A problem has strong duality when its primal optimal equals to its dual optimal, i.e. $p^* = d^*$.

  • In most cases, the strong duality does not hold.
  • For convex functions, the strong duality usualy holds.
  • For non-convex functions, the strong duality sometimes

Slater’s conditions.: For a convex optimization problem with the form:

\[\begin{align} \min_{x}\ \ &f(x) \\ s.t.\ \ & g_i(x) \le 0, i=1...m \\ & h_i(x) = 0, i=1...p \end{align}\]

Strong duality holds if $\exists x, g_i(x) \lt 0, h_i(x) =0$.

The above condition is also called the strictly feasible, i.e. there exist a feasible solution that satisfies $g_i(x) \lt 0 $ for the original constraint $g_i(x) \le 0$.

The Slater’s condition is only suitable for convex function.

3. Complementary Slackness

Assume that strong duality holds for $x^*, \alpha^*, \beta^*$, where $x^*$ is the primal optimal, $\alpha^*, \beta^*$ is the dual optimal.

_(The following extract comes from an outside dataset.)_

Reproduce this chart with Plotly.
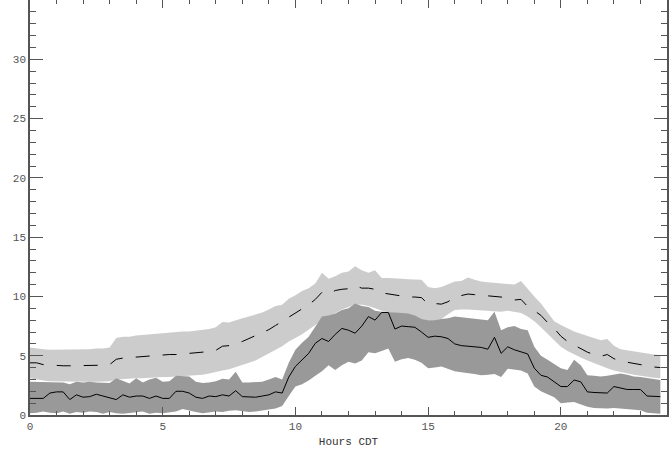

By definition we have:

\[\begin{align} f(x^*) &=g(\alpha^*, \beta^*) \\ &= \inf_x [f(x) + \sum^k_{i=1}\alpha_i^* g_i(x) + \sum^l_{i=1}\beta_i^* h_i(x)] \\ & \le f(x^*) + \sum^k_{i=1}\alpha_i^* g_i(x^*) + \sum^l_{i=1}\beta_i^* h_i(x^*) \\ & \le f(x^*) \end{align}\]

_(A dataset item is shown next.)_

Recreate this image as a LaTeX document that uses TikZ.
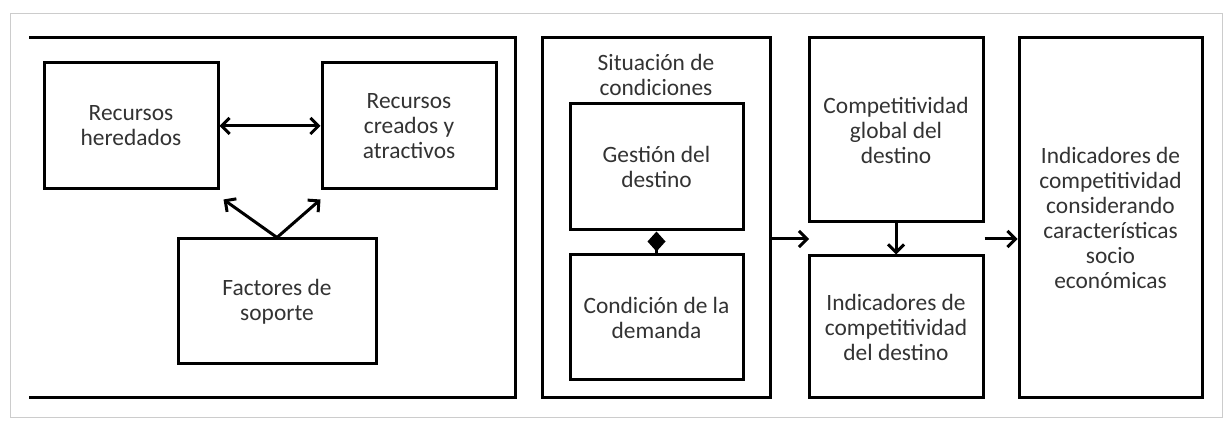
\documentclass[tikz,border=0pt]{standalone}
\usepackage{fontspec}
\setmainfont{Carlito}
\usetikzlibrary{arrows.meta}

\begin{document}
\begin{tikzpicture}[x=0.5pt,y=-0.5pt,line width=1.5pt,
  >={Straight Barb[length=4pt,width=8pt]},
  txt/.style={align=center,text=black!80,font=\fontsize{11.7}{12.5}\selectfont,inner sep=0pt},
  box/.style={txt,draw}]
\useasboundingbox (0,0) rectangle (1226,421);
\fill[white] (0,0) rectangle (1226,421);
\draw[line width=0.5pt,gray!40] (10,14) rectangle (1222,418);

\draw (29,38) -- (515,38) -- (515,398) -- (29,398);

\node [box,minimum width=87pt,minimum height=63pt] (herd) at (131,126) {Recursos\\heredados};
\node [box,minimum width=87pt,minimum height=63pt] (cread) at (409,126) {Recursos\\creados y\\atractivos};
\node [box,minimum width=99pt,minimum height=62.5pt] (fact) at (277,301.5) {Factores de\\soporte};

\draw[<->] (herd) -- (cread);
\draw[->] (fact.north) -- ([shift={(4,9)}]herd.south east);
\draw[->] (fact.north) -- ([shift={(0,9)}]cread.south west);

\node [box,minimum width=114pt,minimum height=180pt] (sit) at (656,218) {};
\node [txt] (sittitle) at (656,75) {Situación de\\condiciones};
\node [box,minimum width=86.5pt,minimum height=63pt] (gest) at (656.5,167) {Gestión del\\destino};
\node [box,minimum width=86.5pt,minimum height=62.5pt] (cond) at (656.5,317.5) {Condición de la\\demanda};

\draw[{Diamond[length=10pt,width=9pt]}-] (gest) -- (cond);

\node [box,minimum width=87pt,minimum height=92pt] (comp) at (896,130) {Competitividad\\global del\\destino};
\node [box,minimum width=87pt,minimum height=71pt] (inddest) at (896,327) {Indicadores de\\competitividad\\del destino};
\node [box,minimum width=91.5pt,minimum height=180pt] (indsoc) at (1110.5,218) {Indicadores de\\competitividad\\considerando\\características\\socio\\económicas};

\coordinate (gap) at (809,239);
\draw[->] (sit.east |- gap) -- (gap);
\draw[->] (comp) -- (inddest);
\draw[->] (comp.east |- gap) -- (indsoc.west |- gap);

\end{tikzpicture}
\end{document}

When strong duality holds, we need $\alpha_i^* g_i(x^*)=0$, i.e.

\[\begin{cases} \alpha_i^*=0, \ \ f_i(x^*)<0 \\ \alpha_i^*\gt0, \ \ f_i(x^*)=0 \end{cases}\]

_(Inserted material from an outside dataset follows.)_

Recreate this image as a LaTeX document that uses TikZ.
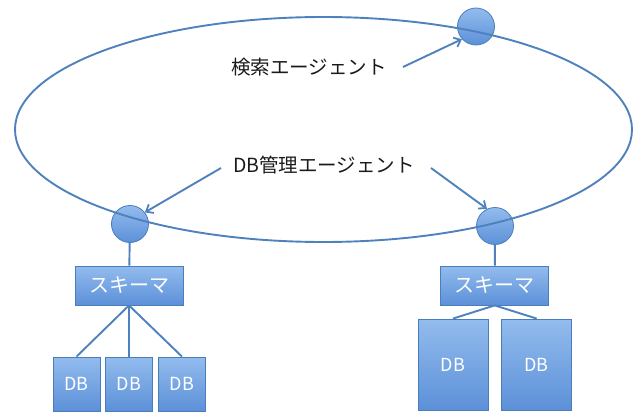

The above condition is called Complementary Slackness

If $g_i(x^*)=0$, we say this constraint $g_i(x)$ is active. An intuitive explaination of the Complementary Slackness is that: if the solution is on the boundary imposed by the inequality, then we must use its KKT multiplier to influence the solution to $x$; if the ineuqality has no influence on the solution, then we represent this by zeroing out its KKT multiplier.

4. KKT Conditions

KKT(Karush–Kuhn–Tucker) condition describes a necessary condition for strong duality (not sufficient).

Assume that $f(x), g_i(x), h_i(x)$ are differentiable, but we do not assume them to be convex function. The KKT condition is:

\[\frac{\partial}{\partial x}\mathcal{L}(x^*, \alpha^*, \beta^*) = 0\\ g_i(x^*) \le 0, i=1...m \\ h_i(x^*) = 0, i=1...p \\ \alpha_i^*\ge0, i=1...m \\ \alpha_i^*g_i(x)=0, i=1...m \\\]

Which can be summarized as:

  1. The gradient of the generalized Lagrangian is 0. (Because strong duality implies that the minumum value of $\mathcal{L}(x^*, \alpha^*, \beta^*)$ is at $x^*$)
  2. All constraints on both $x$ and the KKT multiplier are satisfied. (e.q. 2 and 3 in the above condition).
  3. The inequality constraints exhibit “complementary slackness”. (e.q. 4 and 5 in the above condition).

5. KKT condition for convex problem

Assume that the original problem is convex ($f$ and $g_i$ are convex, $h_i$ are affine functions), KKT condition becomes sufficient and necessary, i.e. the solutions satisfying KKT condition are also the optimal solution of the primal and dual.

6. Conclusion

  1. Dual problem is the infimum of the primal’s optimal solution.
  2. Weak Duality always exists.
  3. Strong duality needs satisfy KKT condition. (necessary condition)
  4. For convex problem, KKT condition is sufficient for strong duality.